The Seattle City Council created the position of city Health Officer in 1877. The Health Officer had the responsibility to abate nuisances affecting the public health and to prevent the spread of contagious disease, especially smallpox. Between 1877 and 1890, ten different local doctors served in the role. In 1890, the city established a Department of Sanitation, under the direction of the Board of Health, which also authority to appoint a Health Officer. It was badly needed. That year "[t]here were so many cases of typhoid fever that the health officer could not investigate them all" and "hogs with cholera were being sold for human consumption." From 1891, there was also a Market Inspector, under the supervision of the Health Officer.
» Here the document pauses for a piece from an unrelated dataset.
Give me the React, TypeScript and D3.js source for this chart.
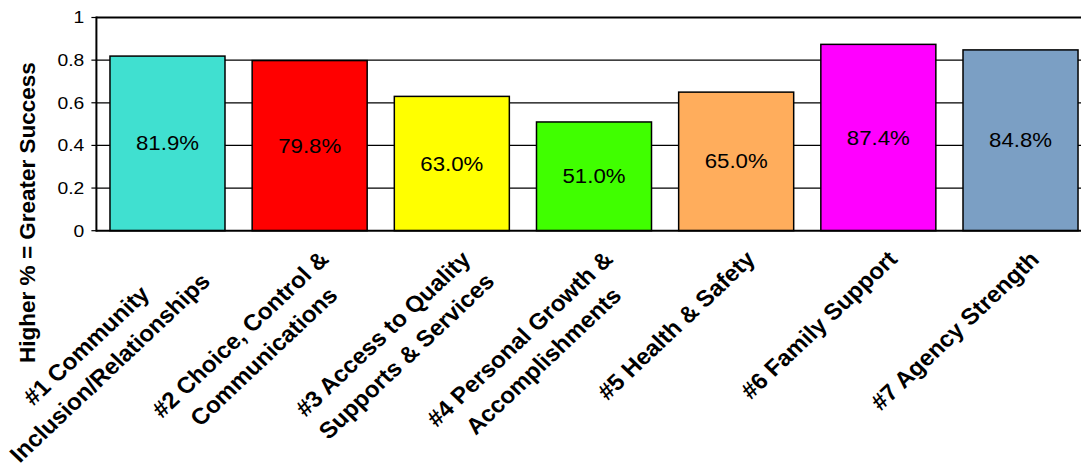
import React from "react";
import * as d3 from "d3";

const categories: string[][] = [
  ["#1 Community", "Inclusion/Relationships"],
  ["#2 Choice, Control &", "Communications"],
  ["#3 Access to Quality", "Supports & Services"],
  ["#4 Personal Growth &", "Accomplishments"],
  ["#5 Health & Safety"],
  ["#6 Family Support"],
  ["#7 Agency Strength"],
];
const values: number[] = [0.819, 0.798, 0.63, 0.51, 0.65, 0.874, 0.848];
const valueLabels: string[] = ["81.9%", "79.8%", "63.0%", "51.0%", "65.0%", "87.4%", "84.8%"];
const colors: string[] = ["#40E0D0", "#FF0000", "#FFFF00", "#40FF00", "#FFAD5C", "#FF00FF", "#7B9FC4"];
const yTicks: number[] = [0, 0.2, 0.4, 0.6, 0.8, 1];
const yTickLabels: string[] = ["0", "0.2", "0.4", "0.6", "0.8", "1"];
const yTitle = "Higher % = Greater Success";

const FONT = "Arial, 'Liberation Sans', sans-serif";
const W = 1081;
const H = 466;
const plotLeft = 96.4;
const plotRight = 1091.6;
const plotTop = 17.5;
const plotBottom = 230.7;

let ctx: CanvasRenderingContext2D | null = null;
function measure(text: string, font: string): number {
  if (!ctx) {
    const c = document.createElement("canvas");
    ctx = c.getContext("2d");
  }
  if (!ctx) return text.length * 12;
  ctx.font = font;
  return ctx.measureText(text).width;
}

export default function App() {
  const ids = categories.map((c, i) => String(i));
  const x = d3
    .scaleBand<string>()
    .domain(ids)
    .range([plotLeft, plotRight])
    .paddingInner(0.191)
    .paddingOuter(0.0955);
  const y = d3.scaleLinear().domain([0, 1]).range([plotBottom, plotTop]);

  const catFont = 22.8;
  const catLineH = 31.5;
  const catAscent = catFont * 0.9;

  return (
    <svg
      width={W}
      height={H}
      style={{ position: "absolute", left: 0, top: 0, background: "#fff" }}
      fontFamily={FONT}
    >
      <rect x={0} y={0} width={W} height={H} fill="#fff" />
      {yTicks.map((t, i) => (
        <g key={"g" + i}>
          {t > 0 && t < 1 && (
            <line x1={plotLeft} x2={plotRight} y1={y(t)} y2={y(t)} stroke="#000" strokeWidth={1.2} />
          )}
          <line x1={plotLeft - 5} x2={plotLeft} y1={y(t)} y2={y(t)} stroke="#000" strokeWidth={1.2} />
          <text
            transform={`translate(84.3, ${y(t) + 5.9}) scale(1.17,1)`}
            textAnchor="end"
            fontSize={16.5}
            fill="#000"
          >
            {yTickLabels[i]}
          </text>
        </g>
      ))}
      <line x1={plotLeft} x2={plotRight} y1={plotTop} y2={plotTop} stroke="#000" strokeWidth={2} />
      {values.map((v, i) => {
        const bx = x(String(i)) as number;
        const bw = x.bandwidth();
        return (
          <g key={"b" + i}>
            <rect
              x={bx}
              y={y(v)}
              width={bw}
              height={plotBottom - y(v)}
              fill={colors[i]}
              stroke="#000"
              strokeWidth={1.5}
            />
            <text
              transform={`translate(${bx + bw / 2}, ${(y(v) + plotBottom) / 2 + 7}) scale(1.14,1)`}
              textAnchor="middle"
              fontSize={19.5}
              fill="#000"
            >
              {valueLabels[i]}
            </text>
          </g>
        );
      })}
      <line x1={plotLeft} x2={plotLeft} y1={plotTop - 1} y2={plotBottom + 1} stroke="#000" strokeWidth={2} />
      <line x1={plotLeft} x2={plotRight} y1={plotBottom} y2={plotBottom} stroke="#000" strokeWidth={2} />
      {categories.map((lines, i) => {
        const cx = (x(String(i)) as number) + x.bandwidth() / 2;
        const font = `bold ${catFont}px ${FONT}`;
        const widths = lines.map((l) => measure(l, font));
        const bw = Math.max(...widths);
        return (
          <g key={"c" + i} transform={`translate(${cx + 5}, 246) scale(1.06,1) rotate(-45)`}>
            {lines.map((l, j) => (
              <text
                key={j}
                x={-bw / 2}
                y={catAscent + j * catLineH}
                textAnchor="middle"
                fontSize={catFont}
                fontWeight="bold"
                fill="#000"
              >
                {l}
              </text>
            ))}
          </g>
        );
      })}
      <text
        transform={`translate(35, 212.5) rotate(-90)`}
        textAnchor="middle"
        fontSize={22.5}
        fontWeight="bold"
        fill="#000"
      >
        {yTitle}
      </text>
    </svg>
  );
}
An amended City Charter in 1908 replaced the Board of Health with a new Department of Health, with a Commissioner of Health appointed by the Mayor. At that time, problems were still quite severe: a federal government expert wrote, "Seldom have I seen worse conditions among dairies than in those here."

In 1915, Seattle could claim that its death rate, of 7.44 per thousand, was the lowest of any city of its size in the world. Still, in 1916 there were numerous cases of poisoning from bad chickens and fish. In that era, the department focused in large measure on quarantine for infectious diseases and had a special division to deal with tuberculosis, including a special tuberculosis hospital, Firland Tuberculosis Hospital (founded as Henry Sanatorium in 1911 by Seattle millionaire and philanthropist Horace Chapin Henry). (Appeared as "The Pines Sanatarium" in Betty MacDonald's THE PLAGUE & I. Health inspections were required for all people engaged in food preparation, as were general physicals for drivers of vehicles for hire. A child welfare division was empowered to inspect any home where children were being raised, and also could provide poor families with free milk. There was also a focus on preventing bubonic plague from entering through the city's port. The city also operated several free medical services, including a small emergency hospital for the indigent and free typhoid shots for anyone travelling out of the city to a region where typhoid might be encountered.
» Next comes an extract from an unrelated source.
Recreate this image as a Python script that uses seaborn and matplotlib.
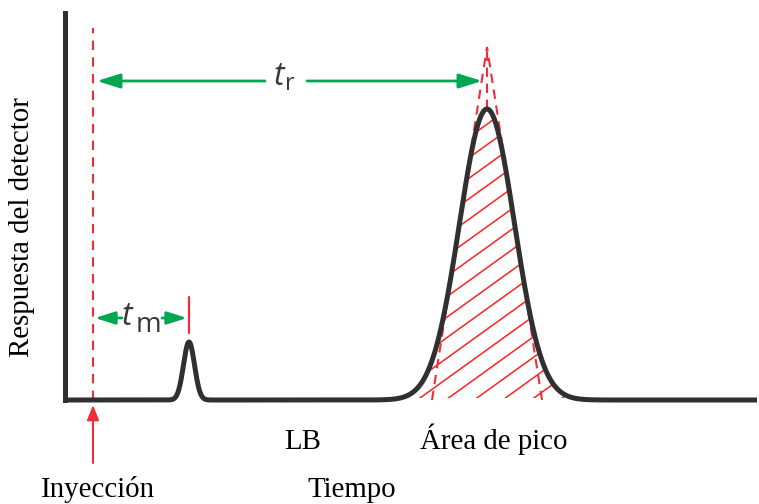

Another key function was safety of the food supply: at this date, the federal government had no involvement in the safety of the food supply, except insofar as goods were shipped across state lines. The city health department not only engaged in restaurant and market inspections (which by this time included Pike Place Market, established 1907), but also oversaw the health of the city's farm animals, especially milk cows, but also chickens and horses. In 1915, the department ordered 88594 lb of meat destroyed as unfit for human consumption. Dairy rankings were published in the daily paper to encourage competition in keeping standards high.
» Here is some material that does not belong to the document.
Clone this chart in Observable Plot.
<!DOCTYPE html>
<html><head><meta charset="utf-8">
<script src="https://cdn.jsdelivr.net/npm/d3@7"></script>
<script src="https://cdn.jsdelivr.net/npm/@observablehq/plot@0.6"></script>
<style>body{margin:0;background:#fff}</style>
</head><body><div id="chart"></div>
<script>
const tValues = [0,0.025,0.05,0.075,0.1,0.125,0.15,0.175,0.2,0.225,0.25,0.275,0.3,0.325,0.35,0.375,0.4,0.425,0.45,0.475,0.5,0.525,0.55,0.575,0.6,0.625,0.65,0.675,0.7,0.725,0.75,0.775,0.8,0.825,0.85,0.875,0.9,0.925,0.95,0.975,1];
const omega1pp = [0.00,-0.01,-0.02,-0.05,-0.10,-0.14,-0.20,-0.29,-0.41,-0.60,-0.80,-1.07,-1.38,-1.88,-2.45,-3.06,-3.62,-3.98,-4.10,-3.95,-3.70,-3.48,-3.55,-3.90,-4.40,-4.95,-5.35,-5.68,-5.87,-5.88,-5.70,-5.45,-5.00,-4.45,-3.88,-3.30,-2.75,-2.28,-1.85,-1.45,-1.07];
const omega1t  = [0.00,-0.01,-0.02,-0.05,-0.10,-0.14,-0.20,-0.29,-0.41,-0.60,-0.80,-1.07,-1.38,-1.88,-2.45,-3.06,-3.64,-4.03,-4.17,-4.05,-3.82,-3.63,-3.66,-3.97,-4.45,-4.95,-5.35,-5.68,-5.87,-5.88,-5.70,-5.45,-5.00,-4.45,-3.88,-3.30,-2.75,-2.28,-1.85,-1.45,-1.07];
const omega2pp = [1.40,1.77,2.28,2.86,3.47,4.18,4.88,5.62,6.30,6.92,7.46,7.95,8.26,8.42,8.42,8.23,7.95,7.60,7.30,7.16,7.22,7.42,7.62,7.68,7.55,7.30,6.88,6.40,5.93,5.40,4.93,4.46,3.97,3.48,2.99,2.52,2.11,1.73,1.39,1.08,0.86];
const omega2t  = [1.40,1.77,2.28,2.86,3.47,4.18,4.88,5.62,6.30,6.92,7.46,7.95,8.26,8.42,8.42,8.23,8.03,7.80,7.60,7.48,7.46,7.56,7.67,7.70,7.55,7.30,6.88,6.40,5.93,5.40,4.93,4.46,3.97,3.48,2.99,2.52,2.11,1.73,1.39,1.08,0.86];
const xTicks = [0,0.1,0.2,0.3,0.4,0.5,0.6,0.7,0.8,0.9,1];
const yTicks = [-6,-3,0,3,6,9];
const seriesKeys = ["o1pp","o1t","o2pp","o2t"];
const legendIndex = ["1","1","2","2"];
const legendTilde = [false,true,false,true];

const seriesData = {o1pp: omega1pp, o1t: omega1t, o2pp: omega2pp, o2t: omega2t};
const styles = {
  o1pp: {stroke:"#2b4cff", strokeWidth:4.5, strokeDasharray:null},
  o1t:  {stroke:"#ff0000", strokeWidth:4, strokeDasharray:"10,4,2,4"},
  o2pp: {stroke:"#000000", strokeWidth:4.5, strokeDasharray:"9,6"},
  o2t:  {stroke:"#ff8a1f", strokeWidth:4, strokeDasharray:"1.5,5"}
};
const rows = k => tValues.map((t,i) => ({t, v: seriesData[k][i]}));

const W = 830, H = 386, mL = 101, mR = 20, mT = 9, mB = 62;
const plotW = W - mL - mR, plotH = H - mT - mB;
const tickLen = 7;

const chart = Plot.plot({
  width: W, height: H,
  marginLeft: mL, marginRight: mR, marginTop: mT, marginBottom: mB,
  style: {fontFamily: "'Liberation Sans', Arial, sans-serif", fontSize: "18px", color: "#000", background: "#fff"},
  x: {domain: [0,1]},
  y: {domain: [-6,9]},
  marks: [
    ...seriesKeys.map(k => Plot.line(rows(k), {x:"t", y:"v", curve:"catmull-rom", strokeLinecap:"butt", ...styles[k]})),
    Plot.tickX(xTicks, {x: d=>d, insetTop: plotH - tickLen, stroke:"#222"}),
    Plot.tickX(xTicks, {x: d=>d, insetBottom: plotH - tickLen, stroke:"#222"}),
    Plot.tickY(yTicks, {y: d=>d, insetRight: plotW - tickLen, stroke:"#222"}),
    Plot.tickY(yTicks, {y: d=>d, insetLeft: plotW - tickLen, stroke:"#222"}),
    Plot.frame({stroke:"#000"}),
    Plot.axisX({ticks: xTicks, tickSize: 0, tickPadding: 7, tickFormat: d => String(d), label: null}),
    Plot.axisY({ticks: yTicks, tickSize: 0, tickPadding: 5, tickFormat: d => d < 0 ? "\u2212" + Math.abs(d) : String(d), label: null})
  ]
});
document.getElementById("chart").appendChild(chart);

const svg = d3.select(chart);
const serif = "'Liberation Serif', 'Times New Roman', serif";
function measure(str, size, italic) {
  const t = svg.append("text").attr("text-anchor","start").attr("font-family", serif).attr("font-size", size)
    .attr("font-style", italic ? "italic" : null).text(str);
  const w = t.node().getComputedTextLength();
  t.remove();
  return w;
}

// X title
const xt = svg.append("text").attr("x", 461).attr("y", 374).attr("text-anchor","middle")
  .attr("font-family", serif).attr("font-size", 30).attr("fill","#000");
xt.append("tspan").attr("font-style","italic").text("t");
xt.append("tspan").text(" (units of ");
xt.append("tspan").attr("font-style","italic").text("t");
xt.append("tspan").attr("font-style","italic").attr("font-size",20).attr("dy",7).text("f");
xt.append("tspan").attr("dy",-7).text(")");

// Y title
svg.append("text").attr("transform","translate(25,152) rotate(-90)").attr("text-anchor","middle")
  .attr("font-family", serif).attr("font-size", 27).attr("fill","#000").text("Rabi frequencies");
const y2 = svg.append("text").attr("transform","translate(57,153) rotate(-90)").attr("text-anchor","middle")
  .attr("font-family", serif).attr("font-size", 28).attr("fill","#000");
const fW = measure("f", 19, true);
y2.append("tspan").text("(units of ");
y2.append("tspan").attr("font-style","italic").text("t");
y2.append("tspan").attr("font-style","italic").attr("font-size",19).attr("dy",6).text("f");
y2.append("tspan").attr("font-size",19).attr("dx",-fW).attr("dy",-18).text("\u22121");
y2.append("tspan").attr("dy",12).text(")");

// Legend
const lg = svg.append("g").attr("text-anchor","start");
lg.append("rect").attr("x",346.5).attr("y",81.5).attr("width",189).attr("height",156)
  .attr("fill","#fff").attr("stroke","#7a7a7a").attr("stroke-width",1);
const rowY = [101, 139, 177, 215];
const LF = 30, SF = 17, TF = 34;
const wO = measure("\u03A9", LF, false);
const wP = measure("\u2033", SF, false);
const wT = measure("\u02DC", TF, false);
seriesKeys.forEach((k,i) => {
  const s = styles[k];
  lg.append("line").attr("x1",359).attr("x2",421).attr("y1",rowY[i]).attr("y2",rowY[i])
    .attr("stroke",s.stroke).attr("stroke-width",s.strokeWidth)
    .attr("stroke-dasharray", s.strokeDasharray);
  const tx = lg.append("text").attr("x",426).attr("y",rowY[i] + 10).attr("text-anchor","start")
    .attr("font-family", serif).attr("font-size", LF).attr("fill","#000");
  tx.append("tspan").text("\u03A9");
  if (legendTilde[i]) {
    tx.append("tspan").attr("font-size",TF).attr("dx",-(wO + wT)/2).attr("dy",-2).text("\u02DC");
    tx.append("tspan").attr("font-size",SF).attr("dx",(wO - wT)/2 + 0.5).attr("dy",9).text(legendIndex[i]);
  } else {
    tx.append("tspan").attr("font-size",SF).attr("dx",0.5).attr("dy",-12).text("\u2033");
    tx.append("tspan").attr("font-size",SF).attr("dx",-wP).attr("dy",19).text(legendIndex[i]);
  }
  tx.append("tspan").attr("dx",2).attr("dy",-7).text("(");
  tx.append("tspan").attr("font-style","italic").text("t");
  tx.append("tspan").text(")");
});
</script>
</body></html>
From 1912, garbage collection became a city function, initially utilizing a mix of landfill burial, incineration, and dumping from scows.

The Seattle Department of Health continued in this form until 1951, when it merged with the King County Department of Health. Until 1981, the City of Seattle administered the department; the city and the rest of the county each provided funding proportionate to their populations. Since 1981, the department is under county administration; the City retains direct policy and funding control over the Seattle Services Division.